The new commissioner needed to be more “hands on” than Sitole to avoid facing the same challenges in an environment where “there have been complaints about the fact that the minister interferes too much in the work of the commissioner.”

Sitole’s five-year plan as commissioner had failed, in part, because he was unable to provide the kind of strategic leadership the post required.

“In all the targets that were set, two years in we could see that we were not going anywhere,” Mamabolo said. 

The new commissioner will face the same challenges as Sitole when it comes to the budgetary constraints with which the police service has grappled.
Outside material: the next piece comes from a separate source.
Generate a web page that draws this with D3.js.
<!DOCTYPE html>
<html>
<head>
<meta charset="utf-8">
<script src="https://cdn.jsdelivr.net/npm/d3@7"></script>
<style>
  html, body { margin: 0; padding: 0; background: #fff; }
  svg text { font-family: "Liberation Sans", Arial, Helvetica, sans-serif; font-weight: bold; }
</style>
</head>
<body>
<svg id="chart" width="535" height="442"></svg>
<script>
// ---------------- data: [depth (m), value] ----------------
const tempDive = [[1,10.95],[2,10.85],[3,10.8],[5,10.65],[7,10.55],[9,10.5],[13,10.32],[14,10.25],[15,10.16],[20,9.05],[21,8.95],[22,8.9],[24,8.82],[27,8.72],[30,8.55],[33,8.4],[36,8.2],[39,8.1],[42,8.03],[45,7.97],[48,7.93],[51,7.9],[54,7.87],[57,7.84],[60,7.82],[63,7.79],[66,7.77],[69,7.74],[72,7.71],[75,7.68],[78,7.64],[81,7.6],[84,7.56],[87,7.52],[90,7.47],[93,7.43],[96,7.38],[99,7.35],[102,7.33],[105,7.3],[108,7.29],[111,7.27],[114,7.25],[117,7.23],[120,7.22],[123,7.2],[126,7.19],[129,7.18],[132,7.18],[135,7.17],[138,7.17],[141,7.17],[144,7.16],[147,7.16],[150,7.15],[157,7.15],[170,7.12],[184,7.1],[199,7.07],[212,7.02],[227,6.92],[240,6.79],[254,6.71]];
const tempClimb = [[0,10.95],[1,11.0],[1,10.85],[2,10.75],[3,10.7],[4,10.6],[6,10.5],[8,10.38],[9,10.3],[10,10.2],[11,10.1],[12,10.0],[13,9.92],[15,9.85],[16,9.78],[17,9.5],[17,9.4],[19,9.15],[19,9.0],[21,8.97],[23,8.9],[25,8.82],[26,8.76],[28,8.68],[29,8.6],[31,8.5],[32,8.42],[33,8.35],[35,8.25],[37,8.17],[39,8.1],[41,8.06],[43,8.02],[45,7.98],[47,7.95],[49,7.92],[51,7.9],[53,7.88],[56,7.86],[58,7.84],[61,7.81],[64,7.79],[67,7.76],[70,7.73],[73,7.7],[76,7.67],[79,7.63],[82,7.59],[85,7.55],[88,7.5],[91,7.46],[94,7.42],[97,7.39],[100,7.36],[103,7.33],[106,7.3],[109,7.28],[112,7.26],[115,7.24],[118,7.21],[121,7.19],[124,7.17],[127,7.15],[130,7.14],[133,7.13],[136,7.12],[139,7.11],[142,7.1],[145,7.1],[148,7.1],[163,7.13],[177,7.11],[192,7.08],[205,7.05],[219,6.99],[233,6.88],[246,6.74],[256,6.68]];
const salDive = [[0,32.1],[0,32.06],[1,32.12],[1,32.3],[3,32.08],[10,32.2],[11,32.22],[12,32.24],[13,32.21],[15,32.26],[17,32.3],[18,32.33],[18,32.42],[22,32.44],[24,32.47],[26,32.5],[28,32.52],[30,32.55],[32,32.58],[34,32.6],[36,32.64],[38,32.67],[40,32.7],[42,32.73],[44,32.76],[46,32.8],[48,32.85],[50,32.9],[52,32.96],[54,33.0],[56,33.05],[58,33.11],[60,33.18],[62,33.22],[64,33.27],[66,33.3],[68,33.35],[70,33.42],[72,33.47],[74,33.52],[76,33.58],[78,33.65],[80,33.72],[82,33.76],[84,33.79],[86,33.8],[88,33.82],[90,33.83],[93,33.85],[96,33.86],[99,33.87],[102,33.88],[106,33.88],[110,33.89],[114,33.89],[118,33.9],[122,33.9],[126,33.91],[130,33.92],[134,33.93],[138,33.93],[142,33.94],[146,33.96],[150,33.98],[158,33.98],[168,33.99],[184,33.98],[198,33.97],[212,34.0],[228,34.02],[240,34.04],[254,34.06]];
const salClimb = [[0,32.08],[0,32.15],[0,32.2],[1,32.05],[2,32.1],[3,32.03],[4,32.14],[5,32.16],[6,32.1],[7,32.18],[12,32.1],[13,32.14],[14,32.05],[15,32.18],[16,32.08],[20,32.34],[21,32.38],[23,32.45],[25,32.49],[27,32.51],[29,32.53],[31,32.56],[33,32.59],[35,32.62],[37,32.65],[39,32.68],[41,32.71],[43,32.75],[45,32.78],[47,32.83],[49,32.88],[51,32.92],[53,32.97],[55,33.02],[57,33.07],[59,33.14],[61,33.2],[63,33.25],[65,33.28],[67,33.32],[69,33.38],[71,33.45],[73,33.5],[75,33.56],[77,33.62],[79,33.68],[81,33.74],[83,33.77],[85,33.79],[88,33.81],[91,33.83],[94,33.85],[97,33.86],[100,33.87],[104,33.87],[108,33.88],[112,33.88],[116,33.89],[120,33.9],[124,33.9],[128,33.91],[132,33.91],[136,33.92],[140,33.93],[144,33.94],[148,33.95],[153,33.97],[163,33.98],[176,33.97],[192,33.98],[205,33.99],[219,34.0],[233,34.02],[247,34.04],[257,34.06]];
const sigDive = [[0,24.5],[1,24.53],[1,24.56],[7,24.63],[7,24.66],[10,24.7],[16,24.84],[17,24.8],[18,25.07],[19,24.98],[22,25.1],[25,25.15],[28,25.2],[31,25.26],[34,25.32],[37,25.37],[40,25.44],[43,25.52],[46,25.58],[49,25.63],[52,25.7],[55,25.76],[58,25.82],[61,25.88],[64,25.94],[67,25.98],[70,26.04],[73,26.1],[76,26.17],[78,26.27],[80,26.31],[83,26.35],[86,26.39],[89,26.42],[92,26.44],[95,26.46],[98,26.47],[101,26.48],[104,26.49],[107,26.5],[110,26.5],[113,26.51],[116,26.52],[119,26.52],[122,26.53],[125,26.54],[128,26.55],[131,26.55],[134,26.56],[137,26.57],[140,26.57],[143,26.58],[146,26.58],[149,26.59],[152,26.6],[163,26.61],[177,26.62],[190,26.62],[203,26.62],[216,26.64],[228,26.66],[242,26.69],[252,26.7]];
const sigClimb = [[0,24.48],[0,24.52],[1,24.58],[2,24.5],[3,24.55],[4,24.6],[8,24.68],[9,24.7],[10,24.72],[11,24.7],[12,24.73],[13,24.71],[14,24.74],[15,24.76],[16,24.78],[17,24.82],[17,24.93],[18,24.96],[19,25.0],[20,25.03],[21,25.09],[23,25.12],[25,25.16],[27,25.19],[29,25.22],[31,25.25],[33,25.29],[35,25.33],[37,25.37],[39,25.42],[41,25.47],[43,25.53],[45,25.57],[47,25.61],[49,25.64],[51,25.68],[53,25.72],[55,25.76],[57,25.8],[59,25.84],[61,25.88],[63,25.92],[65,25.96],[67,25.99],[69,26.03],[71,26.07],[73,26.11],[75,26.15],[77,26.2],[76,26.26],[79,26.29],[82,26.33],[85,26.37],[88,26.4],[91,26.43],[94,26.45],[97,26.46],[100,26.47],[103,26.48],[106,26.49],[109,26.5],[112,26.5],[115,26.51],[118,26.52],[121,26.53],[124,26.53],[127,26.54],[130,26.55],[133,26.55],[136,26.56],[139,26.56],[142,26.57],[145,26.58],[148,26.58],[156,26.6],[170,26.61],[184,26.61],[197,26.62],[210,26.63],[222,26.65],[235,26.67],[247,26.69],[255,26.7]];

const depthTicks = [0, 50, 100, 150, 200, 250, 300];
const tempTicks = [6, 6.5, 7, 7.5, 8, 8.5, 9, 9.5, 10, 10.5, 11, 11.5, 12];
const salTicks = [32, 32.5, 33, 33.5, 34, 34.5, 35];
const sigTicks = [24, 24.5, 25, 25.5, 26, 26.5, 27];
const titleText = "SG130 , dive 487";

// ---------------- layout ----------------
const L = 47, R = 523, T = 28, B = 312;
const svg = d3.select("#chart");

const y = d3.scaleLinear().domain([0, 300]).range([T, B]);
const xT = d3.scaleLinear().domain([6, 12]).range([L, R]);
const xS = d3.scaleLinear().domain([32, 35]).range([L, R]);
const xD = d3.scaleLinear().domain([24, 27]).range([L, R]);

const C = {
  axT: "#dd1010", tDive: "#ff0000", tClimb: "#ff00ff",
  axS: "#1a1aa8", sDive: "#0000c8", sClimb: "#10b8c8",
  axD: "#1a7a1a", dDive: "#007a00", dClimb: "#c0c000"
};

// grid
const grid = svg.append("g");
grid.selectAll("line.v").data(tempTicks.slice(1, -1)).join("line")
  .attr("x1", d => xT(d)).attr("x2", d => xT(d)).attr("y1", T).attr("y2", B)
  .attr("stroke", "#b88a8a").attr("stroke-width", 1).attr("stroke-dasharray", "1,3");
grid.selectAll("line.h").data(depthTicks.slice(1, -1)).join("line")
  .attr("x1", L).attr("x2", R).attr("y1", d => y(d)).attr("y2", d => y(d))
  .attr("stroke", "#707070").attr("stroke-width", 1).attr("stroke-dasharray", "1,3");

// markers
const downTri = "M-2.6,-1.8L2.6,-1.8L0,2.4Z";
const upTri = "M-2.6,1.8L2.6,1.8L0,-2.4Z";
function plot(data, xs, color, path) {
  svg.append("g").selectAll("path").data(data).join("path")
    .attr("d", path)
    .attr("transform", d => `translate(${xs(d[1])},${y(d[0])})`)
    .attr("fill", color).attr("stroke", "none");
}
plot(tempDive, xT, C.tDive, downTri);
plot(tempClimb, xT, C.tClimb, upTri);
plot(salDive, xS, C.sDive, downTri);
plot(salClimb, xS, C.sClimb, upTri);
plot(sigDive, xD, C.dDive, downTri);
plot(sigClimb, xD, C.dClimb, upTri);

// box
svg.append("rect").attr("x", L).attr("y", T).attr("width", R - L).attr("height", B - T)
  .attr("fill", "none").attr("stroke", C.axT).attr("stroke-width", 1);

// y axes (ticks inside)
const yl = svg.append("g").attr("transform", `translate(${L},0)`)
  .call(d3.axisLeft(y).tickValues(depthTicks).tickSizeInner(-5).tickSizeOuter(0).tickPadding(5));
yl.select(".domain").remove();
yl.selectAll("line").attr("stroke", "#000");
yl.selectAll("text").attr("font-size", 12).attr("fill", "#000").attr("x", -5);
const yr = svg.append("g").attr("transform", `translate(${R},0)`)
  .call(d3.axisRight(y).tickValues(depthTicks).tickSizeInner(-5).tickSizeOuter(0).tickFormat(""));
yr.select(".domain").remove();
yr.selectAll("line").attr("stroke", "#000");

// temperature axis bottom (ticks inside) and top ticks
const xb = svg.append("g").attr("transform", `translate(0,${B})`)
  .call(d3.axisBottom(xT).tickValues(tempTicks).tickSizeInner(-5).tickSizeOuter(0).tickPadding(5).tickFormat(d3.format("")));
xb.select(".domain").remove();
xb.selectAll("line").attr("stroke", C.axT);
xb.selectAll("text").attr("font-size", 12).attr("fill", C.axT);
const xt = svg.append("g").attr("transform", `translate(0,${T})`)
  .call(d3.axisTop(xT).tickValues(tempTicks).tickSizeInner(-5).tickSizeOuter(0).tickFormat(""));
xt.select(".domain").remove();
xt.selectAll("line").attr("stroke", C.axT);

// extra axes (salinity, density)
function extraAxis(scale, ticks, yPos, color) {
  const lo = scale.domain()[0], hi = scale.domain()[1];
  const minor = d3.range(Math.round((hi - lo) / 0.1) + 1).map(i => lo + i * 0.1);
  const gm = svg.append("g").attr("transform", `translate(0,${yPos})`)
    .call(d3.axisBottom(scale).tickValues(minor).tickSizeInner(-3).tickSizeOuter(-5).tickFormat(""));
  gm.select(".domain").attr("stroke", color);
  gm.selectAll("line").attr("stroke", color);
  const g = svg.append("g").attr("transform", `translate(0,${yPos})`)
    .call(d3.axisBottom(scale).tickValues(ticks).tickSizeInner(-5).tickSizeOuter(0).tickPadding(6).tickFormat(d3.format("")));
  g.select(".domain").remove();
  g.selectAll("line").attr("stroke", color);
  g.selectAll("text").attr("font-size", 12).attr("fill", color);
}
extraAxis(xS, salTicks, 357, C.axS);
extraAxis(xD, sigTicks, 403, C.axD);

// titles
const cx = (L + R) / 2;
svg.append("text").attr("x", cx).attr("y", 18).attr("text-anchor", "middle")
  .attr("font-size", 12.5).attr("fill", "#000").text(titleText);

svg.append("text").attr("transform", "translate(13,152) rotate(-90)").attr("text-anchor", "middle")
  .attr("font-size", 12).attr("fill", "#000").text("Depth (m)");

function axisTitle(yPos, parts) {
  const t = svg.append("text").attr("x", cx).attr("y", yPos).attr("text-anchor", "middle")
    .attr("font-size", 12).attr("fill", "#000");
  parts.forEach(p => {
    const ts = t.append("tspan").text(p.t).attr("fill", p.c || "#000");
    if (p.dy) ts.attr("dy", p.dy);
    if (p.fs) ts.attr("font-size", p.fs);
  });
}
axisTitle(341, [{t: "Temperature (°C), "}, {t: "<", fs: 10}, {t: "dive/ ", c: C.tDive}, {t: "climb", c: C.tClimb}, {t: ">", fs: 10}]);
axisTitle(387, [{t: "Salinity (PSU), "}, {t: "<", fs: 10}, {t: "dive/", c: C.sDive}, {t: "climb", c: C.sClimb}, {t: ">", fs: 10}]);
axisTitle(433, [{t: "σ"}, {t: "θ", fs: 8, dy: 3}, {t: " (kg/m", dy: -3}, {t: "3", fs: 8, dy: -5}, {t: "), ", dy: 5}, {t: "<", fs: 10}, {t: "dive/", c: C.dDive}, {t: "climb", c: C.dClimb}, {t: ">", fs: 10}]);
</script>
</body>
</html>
Tumi Mogodiseng, the South African Policing Union’s (Sapu) general secretary, said his organisation was disappointed that Ramaphosa did not follow the same public recruitment process that appointed Shamila Batohi as the national director of public prosecutions (the NPA head) in 2018, saying the country was deprived of an opportunity to vet its new top cop. 

“Ideally, Sapu would have preferred a woman to succeed Sitole, but we understand it’s the president’s prerogative to appoint a national commissioner,” Mogodiseng said.

“We hope that whoever is appointed does not fall victim to Minister Cele’s political interference as was the case against Sitole.”